◆ Data lines
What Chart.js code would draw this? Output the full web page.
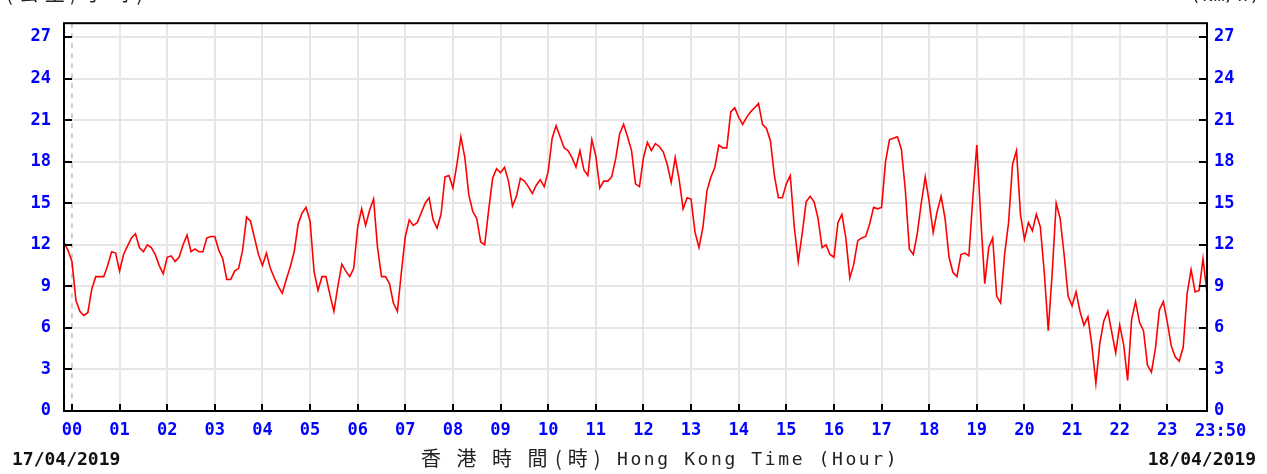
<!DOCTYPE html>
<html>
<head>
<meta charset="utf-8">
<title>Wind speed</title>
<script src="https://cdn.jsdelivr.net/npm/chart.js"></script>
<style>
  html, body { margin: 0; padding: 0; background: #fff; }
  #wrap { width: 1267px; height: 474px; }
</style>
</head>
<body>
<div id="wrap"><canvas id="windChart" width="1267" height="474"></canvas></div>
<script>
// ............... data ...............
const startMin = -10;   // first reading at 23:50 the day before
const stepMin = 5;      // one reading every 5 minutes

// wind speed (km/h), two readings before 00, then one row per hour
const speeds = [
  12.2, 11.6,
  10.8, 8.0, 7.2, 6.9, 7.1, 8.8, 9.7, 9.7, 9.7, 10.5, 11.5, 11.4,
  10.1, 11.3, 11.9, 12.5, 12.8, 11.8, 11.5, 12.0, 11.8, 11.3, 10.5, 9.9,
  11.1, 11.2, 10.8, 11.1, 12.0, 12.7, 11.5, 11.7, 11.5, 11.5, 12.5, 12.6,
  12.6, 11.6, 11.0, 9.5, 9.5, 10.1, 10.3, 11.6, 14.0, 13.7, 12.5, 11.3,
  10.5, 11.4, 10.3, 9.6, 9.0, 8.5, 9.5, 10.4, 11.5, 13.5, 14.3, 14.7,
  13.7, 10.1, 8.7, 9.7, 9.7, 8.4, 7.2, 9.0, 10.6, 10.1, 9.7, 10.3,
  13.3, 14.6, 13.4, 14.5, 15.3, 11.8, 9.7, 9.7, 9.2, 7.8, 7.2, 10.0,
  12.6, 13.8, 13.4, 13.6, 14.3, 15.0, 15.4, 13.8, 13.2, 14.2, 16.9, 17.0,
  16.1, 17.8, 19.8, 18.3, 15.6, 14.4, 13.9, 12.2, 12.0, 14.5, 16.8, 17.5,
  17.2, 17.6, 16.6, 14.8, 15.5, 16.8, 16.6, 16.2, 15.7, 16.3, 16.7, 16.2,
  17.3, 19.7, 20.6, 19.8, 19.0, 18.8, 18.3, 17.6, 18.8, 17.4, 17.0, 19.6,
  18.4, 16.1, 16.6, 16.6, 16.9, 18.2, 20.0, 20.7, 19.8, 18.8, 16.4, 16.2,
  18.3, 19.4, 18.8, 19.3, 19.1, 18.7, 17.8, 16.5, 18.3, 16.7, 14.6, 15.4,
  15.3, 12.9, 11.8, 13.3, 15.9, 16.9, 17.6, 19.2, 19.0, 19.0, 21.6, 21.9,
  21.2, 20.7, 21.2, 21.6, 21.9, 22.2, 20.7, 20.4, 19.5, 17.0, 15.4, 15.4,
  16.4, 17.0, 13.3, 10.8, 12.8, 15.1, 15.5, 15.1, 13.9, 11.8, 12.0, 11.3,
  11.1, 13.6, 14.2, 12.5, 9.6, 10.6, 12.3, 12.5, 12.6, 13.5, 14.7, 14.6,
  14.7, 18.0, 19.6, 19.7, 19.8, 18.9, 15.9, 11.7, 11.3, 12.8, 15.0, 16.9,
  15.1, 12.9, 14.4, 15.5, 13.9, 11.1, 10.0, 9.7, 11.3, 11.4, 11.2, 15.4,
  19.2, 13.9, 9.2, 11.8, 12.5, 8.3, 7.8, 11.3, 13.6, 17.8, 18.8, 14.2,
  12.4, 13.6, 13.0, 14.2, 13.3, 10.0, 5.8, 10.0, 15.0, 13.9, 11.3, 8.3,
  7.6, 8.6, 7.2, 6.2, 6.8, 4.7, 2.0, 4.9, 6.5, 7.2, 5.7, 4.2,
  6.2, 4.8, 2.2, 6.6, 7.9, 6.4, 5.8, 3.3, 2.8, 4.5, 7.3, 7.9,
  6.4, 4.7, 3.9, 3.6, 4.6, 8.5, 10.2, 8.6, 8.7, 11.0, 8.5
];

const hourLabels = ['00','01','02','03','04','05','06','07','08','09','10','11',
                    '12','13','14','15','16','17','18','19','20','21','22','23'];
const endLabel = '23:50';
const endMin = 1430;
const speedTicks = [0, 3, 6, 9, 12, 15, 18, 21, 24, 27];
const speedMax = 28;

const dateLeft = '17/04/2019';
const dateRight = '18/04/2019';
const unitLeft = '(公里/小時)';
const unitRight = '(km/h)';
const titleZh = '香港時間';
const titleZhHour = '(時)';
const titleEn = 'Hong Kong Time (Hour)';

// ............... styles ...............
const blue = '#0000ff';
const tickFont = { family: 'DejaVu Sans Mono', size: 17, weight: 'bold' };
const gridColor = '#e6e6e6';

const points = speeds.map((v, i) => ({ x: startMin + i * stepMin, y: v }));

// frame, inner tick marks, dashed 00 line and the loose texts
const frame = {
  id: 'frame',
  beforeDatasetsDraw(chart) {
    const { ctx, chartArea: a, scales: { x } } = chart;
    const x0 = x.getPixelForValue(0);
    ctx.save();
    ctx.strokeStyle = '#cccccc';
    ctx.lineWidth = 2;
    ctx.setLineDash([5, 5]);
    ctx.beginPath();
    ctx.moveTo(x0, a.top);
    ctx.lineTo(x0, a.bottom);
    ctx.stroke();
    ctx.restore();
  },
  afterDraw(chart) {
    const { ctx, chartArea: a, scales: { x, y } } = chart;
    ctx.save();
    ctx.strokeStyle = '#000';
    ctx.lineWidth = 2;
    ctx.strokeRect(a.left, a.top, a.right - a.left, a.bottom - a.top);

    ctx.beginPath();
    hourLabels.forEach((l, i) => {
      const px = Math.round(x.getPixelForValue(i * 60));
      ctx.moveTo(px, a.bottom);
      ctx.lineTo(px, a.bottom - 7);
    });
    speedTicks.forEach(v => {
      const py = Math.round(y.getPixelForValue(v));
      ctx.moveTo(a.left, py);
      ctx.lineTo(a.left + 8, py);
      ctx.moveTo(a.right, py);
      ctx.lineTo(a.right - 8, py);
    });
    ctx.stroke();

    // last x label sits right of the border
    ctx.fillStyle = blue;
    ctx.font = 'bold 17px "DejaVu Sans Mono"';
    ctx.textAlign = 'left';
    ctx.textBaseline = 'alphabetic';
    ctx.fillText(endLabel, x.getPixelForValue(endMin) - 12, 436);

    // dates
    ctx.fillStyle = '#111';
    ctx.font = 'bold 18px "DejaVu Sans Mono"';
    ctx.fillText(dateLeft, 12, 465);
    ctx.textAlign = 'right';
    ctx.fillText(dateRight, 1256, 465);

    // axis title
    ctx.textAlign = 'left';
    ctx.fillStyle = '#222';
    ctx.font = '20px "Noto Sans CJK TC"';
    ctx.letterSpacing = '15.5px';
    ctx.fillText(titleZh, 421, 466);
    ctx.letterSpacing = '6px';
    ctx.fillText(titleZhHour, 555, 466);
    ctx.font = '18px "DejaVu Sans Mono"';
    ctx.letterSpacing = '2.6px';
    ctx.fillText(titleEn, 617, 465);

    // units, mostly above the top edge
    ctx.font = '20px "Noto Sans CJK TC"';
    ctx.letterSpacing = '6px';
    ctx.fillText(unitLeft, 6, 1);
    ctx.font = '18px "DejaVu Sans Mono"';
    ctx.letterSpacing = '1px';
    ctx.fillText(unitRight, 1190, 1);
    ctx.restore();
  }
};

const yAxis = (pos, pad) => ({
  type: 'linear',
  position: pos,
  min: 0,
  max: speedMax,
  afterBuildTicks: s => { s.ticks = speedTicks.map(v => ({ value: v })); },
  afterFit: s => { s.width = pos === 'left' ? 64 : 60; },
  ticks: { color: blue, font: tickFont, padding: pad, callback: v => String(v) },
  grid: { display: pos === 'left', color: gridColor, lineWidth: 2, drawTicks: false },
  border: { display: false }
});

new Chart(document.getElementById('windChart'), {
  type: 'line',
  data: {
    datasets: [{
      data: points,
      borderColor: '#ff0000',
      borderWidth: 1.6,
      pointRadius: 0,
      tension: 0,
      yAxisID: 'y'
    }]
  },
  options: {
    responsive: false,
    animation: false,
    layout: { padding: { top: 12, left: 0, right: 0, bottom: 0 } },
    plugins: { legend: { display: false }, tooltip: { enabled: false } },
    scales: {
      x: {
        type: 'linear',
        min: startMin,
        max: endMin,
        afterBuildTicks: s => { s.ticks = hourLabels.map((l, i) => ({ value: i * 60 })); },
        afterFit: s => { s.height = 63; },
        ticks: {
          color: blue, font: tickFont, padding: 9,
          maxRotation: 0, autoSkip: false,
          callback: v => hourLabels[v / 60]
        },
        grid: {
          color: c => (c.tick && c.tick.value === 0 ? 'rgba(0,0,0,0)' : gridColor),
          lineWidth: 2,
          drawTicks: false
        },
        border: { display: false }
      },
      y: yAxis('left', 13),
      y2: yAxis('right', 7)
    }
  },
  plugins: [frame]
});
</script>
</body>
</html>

◆ Stated exercise
Output exactly the span of lines from the top of the listing through the line holding "const stepMin = 5;", and leave every picture out.

◆ Written answer
What Chart.js code would draw this? Output the full web page.
<!DOCTYPE html>
<html>
<head>
<meta charset="utf-8">
<title>Wind speed</title>
<script src="https://cdn.jsdelivr.net/npm/chart.js"></script>
<style>
  html, body { margin: 0; padding: 0; background: #fff; }
  #wrap { width: 1267px; height: 474px; }
</style>
</head>
<body>
<div id="wrap"><canvas id="windChart" width="1267" height="474"></canvas></div>
<script>
// ............... data ...............
const startMin = -10;   // first reading at 23:50 the day before
const stepMin = 5;      // one reading every 5 minutes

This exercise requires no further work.